● What the exercise asks:
Print only the lines from the top of the data through the line with "const FS = 23.5;", both included, skipping every picture.

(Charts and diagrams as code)
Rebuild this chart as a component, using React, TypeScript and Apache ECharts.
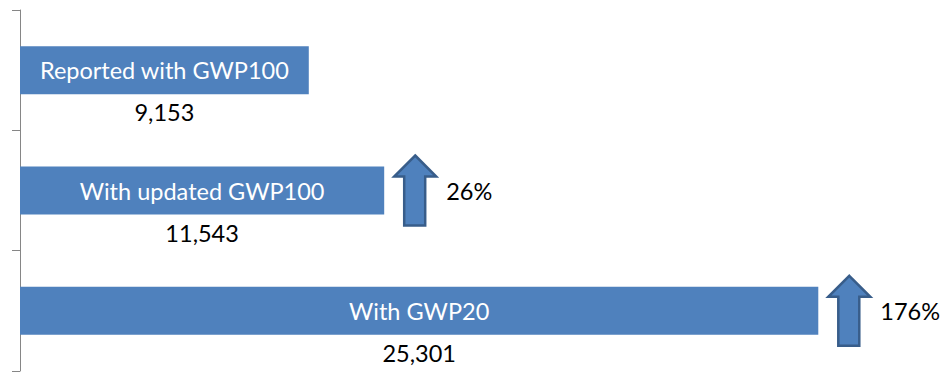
import React, { useEffect, useRef } from "react";
import * as echarts from "echarts";

const categories = ["Reported with GWP100", "With updated GWP100", "With GWP20"];
const values = [9153, 11543, 25301];
const changeLabels = ["", "26%", "176%"];

const FONT = "Lato";
const FS = 23.5;

export default function App() {
  const ref = useRef<HTMLDivElement>(null);
  useEffect(() => {
    if (!ref.current) return;
    const chart = echarts.init(ref.current, undefined, { renderer: "svg" });
    const arrowData = values
      .map((v, i) => [v, i, changeLabels[i]])
      .filter((d) => d[2] !== "");
    chart.setOption({
      animation: false,
      grid: { left: 20, top: 10, width: 915, height: 361 },
      xAxis: { type: "value", min: 0, max: 29000, show: false },
      yAxis: {
        type: "category",
        data: categories,
        inverse: true,
        axisLine: { show: true, lineStyle: { color: "#868686", width: 1 } },
        axisTick: { show: true, length: 8, lineStyle: { color: "#868686" } },
        axisLabel: { show: false },
      },
      series: [
        {
          type: "bar",
          data: values,
          barWidth: 48,
          itemStyle: { color: "#4f81bd" },
          label: {
            show: true,
            position: "inside",
            formatter: "{b}",
            color: "#ffffff",
            fontFamily: FONT,
            fontSize: FS,
          },
          z: 2,
        },
        {
          type: "bar",
          data: values,
          barWidth: 48,
          barGap: "-100%",
          itemStyle: { color: "rgba(0,0,0,0)" },
          label: {
            show: true,
            position: "bottom",
            distance: 6,
            formatter: (p: any) => Number(p.value).toLocaleString("en-US"),
            color: "#000000",
            fontFamily: FONT,
            fontSize: FS,
          },
          z: 1,
        },
        {
          type: "custom",
          data: arrowData,
          encode: { x: 0, y: 1 },
          z: 3,
          renderItem: (params: any, api: any) => {
            const p = api.coord([api.value(0), api.value(1)]);
            const x0 = p[0] + 10;
            const cy = p[1];
            const top = cy - 35;
            const bottom = cy + 35;
            const head = cy - 14;
            const label = arrowData[params.dataIndex][2] as string;
            return {
              type: "group",
              children: [
                {
                  type: "polygon",
                  shape: {
                    points: [
                      [x0 + 21, top],
                      [x0 + 42, head],
                      [x0 + 31, head],
                      [x0 + 31, bottom],
                      [x0 + 10, bottom],
                      [x0 + 10, head],
                      [x0, head],
                    ],
                  },
                  style: { fill: "#4f81bd", stroke: "#385d8a", lineWidth: 2.5 },
                },
                {
                  type: "text",
                  style: {
                    text: label,
                    x: x0 + 52,
                    y: cy,
                    verticalAlign: "middle",
                    align: "left",
                    fill: "#000000",
                    font: `${FS}px ${FONT}`,
                  },
                },
              ],
            };
          },
        },
      ],
    });
    return () => chart.dispose();
  }, []);
  return (
    <div
      ref={ref}
      style={{ position: "absolute", left: 0, top: 0, width: 947, height: 383 }}
    />
  );
}
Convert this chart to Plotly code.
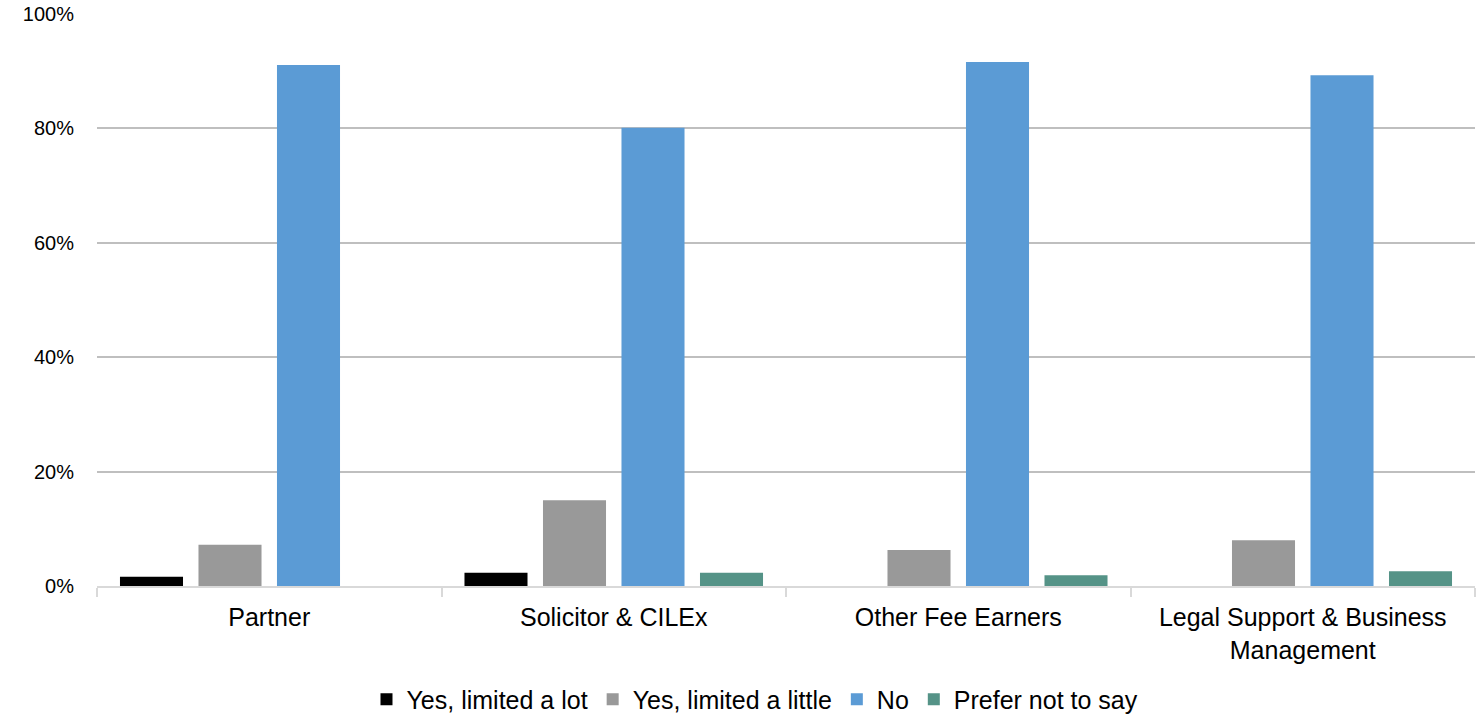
import plotly.graph_objects as go

categories = ["Partner", "Solicitor & CILEx", "Other Fee Earners", "Legal Support & Business<br>Management"]
series_names = ["Yes, limited a lot", "Yes, limited a little", "No", "Prefer not to say"]
limited_lot = [1.6, 2.3, None, None]
limited_little = [7.2, 15.0, 6.3, 8.0]
no_vals = [91.1, 80.1, 91.6, 89.3]
prefer_not = [None, 2.3, 1.9, 2.6]
colors = ["#000000", "#999999", "#5b9bd5", "#559387"]
y_ticks = [0, 20, 40, 60, 80, 100]
y_tick_labels = ["0%", "20%", "40%", "60%", "80%", "100%"]

fig = go.Figure()
for name, vals, col in zip(series_names, [limited_lot, limited_little, no_vals, prefer_not], colors):
    fig.add_trace(go.Bar(name=name, x=categories, y=vals, marker=dict(color=col, line=dict(width=0))))

fig.update_layout(
    width=1480, height=719,
    margin=dict(l=97, r=5, t=14, b=133, autoexpand=False),
    paper_bgcolor="white", plot_bgcolor="white",
    barmode="group", bargap=0.0885, bargroupgap=0.197,
    font=dict(family="Liberation Sans, Arial, sans-serif", size=20, color="#000000"),
    showlegend=True,
    legend=dict(orientation="h", x=0.4775, xanchor="center", y=-0.158, yanchor="top",
                font=dict(size=25), itemwidth=30, traceorder="normal"),
)
fig.update_xaxes(
    automargin=False,
    showline=True, linecolor="#d9d9d9", linewidth=2,
    ticks="outside", tickson="boundaries", ticklen=9, tickcolor="#d9d9d9", tickwidth=2,
    showgrid=False, tickfont=dict(size=25), ticklabelstandoff=8, fixedrange=True,
)
fig.update_yaxes(
    automargin=False,
    range=[0, 100], tickvals=y_ticks, ticktext=y_tick_labels,
    showgrid=True, gridcolor="#bfbfbf", gridwidth=1.5, zeroline=False,
    showline=False, ticks="", ticklabelstandoff=22, tickfont=dict(size=20),
)
fig.write_html("out.html", config={"displayModeBar": False},
               post_script="document.body.style.margin='0';document.body.style.padding='0';")
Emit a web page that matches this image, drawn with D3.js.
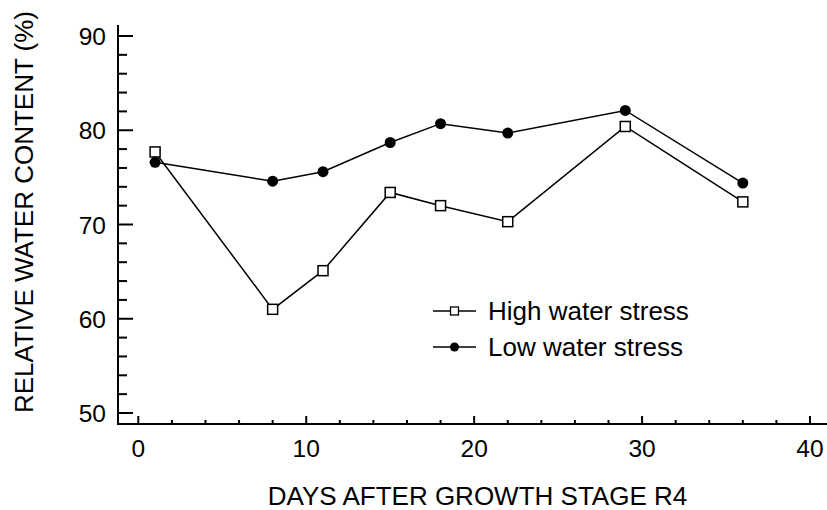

● The response:
Rebuild this chart as a component, using React, TypeScript and Apache ECharts.
import React, { useEffect, useRef } from "react";
import * as echarts from "echarts";

const categories = ["Reported with GWP100", "With updated GWP100", "With GWP20"];
const values = [9153, 11543, 25301];
const changeLabels = ["", "26%", "176%"];

const FONT = "Lato";
const FS = 23.5;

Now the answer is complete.